● **Supplied data**:
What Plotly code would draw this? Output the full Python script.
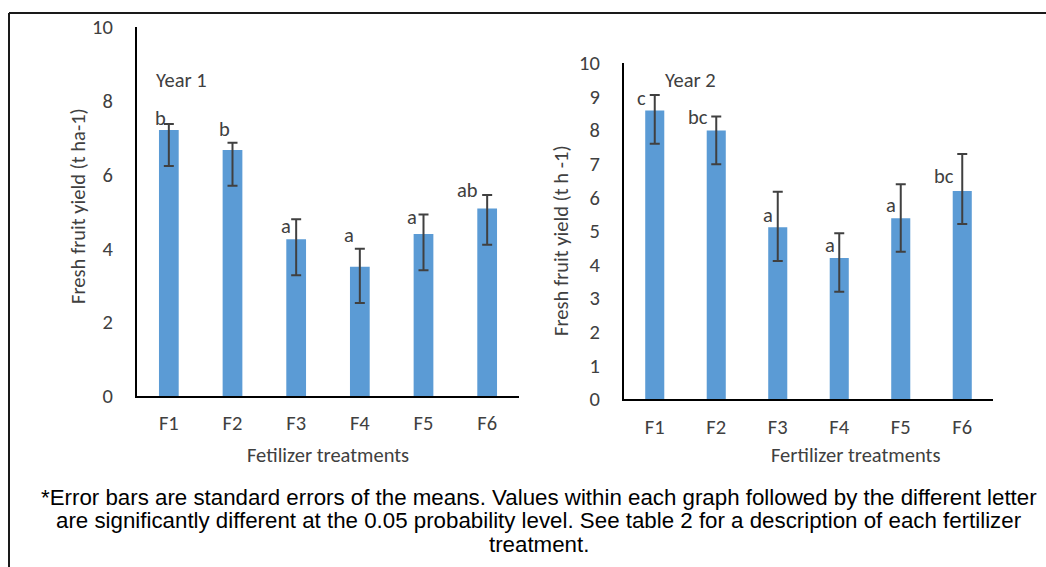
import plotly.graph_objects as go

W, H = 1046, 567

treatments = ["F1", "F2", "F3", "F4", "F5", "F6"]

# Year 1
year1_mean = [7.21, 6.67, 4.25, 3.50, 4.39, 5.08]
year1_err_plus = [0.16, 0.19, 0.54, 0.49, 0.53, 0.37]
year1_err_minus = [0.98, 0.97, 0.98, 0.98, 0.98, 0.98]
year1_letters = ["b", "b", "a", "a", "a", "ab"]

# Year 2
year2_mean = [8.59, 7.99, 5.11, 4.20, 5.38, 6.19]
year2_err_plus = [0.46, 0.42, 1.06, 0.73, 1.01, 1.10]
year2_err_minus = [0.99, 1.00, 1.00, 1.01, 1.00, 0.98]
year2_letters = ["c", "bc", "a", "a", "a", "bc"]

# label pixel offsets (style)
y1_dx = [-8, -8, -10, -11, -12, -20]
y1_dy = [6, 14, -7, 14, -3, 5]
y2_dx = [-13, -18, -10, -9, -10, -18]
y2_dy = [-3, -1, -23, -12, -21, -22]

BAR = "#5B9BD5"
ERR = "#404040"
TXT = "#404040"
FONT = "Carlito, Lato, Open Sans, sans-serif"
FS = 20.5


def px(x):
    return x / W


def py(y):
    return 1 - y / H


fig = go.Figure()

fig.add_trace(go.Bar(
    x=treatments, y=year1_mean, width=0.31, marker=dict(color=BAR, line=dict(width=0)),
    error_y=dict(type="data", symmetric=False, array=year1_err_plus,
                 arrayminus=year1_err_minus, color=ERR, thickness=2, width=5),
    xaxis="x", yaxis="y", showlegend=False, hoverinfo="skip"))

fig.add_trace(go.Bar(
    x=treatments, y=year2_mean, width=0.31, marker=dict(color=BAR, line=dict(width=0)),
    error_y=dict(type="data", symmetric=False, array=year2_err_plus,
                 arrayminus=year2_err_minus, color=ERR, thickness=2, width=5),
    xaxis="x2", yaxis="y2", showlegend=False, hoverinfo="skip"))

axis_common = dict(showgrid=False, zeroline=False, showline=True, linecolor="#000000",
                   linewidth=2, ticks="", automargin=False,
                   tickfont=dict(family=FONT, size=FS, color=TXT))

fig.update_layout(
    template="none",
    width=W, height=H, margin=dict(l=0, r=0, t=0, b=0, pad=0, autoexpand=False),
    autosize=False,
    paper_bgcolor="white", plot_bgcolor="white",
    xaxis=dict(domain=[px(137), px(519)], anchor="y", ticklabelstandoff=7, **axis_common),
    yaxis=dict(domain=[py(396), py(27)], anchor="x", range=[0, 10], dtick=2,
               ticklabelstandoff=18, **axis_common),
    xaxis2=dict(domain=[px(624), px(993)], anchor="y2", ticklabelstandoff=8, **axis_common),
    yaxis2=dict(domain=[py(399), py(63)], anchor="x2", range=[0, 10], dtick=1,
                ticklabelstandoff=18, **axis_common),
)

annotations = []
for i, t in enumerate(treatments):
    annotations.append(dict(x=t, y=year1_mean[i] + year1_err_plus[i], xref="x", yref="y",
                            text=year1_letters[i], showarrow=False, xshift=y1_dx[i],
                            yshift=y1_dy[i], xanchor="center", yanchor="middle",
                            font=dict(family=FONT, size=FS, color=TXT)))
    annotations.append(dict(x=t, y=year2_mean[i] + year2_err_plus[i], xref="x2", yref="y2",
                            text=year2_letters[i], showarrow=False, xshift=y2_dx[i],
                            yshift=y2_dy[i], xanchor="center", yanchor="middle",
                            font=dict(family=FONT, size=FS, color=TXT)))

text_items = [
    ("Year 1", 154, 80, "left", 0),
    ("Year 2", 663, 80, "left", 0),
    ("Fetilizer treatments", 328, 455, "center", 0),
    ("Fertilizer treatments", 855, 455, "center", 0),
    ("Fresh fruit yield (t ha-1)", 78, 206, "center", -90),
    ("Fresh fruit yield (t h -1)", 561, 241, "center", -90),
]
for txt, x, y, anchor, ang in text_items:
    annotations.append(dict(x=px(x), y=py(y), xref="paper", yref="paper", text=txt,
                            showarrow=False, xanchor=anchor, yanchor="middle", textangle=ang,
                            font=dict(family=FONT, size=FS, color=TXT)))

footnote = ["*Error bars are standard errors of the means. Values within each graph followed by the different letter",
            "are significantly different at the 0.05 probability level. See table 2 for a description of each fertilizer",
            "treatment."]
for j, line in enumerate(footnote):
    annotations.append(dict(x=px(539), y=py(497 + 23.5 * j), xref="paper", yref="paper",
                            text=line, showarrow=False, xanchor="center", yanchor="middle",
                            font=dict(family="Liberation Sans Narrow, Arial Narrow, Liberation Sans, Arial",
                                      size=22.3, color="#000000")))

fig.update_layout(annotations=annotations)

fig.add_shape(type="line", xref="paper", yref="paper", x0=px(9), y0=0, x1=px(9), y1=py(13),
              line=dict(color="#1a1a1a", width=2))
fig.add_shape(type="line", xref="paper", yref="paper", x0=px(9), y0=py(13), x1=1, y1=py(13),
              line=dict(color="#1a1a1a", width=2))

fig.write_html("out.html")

---

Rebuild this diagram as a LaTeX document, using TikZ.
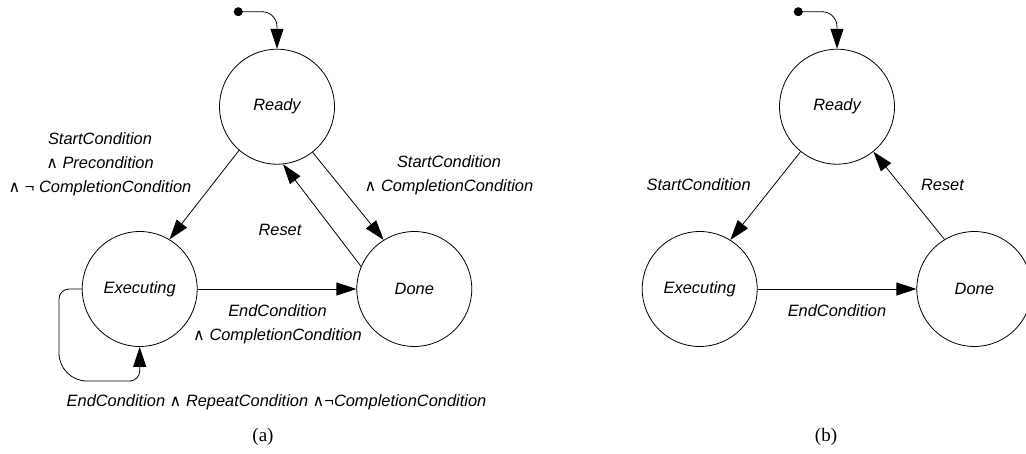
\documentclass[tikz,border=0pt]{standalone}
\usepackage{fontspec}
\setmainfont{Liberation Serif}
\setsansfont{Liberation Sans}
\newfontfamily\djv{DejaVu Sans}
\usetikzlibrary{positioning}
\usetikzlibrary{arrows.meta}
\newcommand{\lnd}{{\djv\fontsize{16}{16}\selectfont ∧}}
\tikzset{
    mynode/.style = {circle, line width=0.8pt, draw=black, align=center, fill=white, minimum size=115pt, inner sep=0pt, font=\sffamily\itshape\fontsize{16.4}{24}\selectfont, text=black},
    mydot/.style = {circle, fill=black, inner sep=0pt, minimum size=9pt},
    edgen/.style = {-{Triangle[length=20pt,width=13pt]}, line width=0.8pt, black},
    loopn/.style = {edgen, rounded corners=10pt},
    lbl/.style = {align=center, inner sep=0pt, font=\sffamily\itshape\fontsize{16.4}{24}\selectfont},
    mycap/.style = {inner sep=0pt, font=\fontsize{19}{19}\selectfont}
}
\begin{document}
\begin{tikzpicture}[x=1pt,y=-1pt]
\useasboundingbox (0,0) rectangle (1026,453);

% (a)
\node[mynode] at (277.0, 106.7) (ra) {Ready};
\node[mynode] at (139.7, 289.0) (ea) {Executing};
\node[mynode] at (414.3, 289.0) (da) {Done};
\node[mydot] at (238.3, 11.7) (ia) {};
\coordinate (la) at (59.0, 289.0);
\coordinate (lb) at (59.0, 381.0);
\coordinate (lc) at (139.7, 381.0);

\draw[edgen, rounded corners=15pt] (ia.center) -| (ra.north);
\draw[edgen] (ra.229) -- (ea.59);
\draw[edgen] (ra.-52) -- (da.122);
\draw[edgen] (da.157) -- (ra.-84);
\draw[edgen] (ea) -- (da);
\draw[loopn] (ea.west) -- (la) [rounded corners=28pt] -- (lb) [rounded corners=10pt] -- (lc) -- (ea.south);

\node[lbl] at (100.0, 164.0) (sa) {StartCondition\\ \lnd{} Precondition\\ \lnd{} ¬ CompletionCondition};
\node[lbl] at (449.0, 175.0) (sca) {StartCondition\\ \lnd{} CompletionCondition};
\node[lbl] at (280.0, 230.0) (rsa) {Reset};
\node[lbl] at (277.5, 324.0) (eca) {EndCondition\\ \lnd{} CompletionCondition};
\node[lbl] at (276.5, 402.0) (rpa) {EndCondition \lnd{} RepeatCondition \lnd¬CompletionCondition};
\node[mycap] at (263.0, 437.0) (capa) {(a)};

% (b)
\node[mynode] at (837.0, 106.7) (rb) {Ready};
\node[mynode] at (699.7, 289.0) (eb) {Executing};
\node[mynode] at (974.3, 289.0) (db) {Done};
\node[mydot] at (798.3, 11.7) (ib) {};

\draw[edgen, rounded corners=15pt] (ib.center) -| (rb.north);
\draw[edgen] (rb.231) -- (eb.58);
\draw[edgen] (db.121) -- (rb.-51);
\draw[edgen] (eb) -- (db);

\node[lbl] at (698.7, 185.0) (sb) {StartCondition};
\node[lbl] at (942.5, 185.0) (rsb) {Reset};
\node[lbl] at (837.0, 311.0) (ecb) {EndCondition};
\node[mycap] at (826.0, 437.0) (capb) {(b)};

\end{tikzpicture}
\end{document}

...

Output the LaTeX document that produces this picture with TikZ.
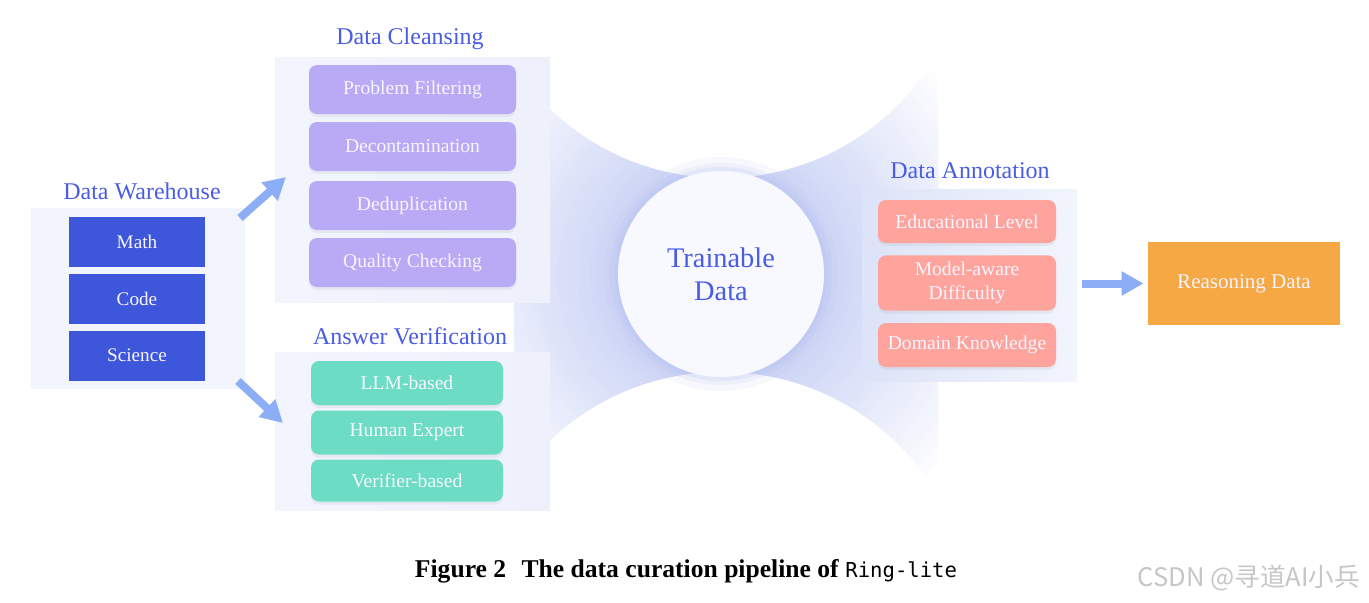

● **Given exercise**: Locate the word "draw" in the records above, and return each line that has it.

● **Result below**:
What Plotly code would draw this? Output the full Python script.
    mynode/.style = {circle, line width=0.8pt, draw=black, align=center, fill=white, minimum size=115pt, inner sep=0pt, font=\sffamily\itshape\fontsize{16.4}{24}\selectfont, text=black},
\draw[edgen, rounded corners=15pt] (ia.center) -| (ra.north);
\draw[edgen] (ra.229) -- (ea.59);
\draw[edgen] (ra.-52) -- (da.122);
\draw[edgen] (da.157) -- (ra.-84);
\draw[edgen] (ea) -- (da);
\draw[loopn] (ea.west) -- (la) [rounded corners=28pt] -- (lb) [rounded corners=10pt] -- (lc) -- (ea.south);
\draw[edgen, rounded corners=15pt] (ib.center) -| (rb.north);
\draw[edgen] (rb.231) -- (eb.58);
\draw[edgen] (db.121) -- (rb.-51);
\draw[edgen] (eb) -- (db);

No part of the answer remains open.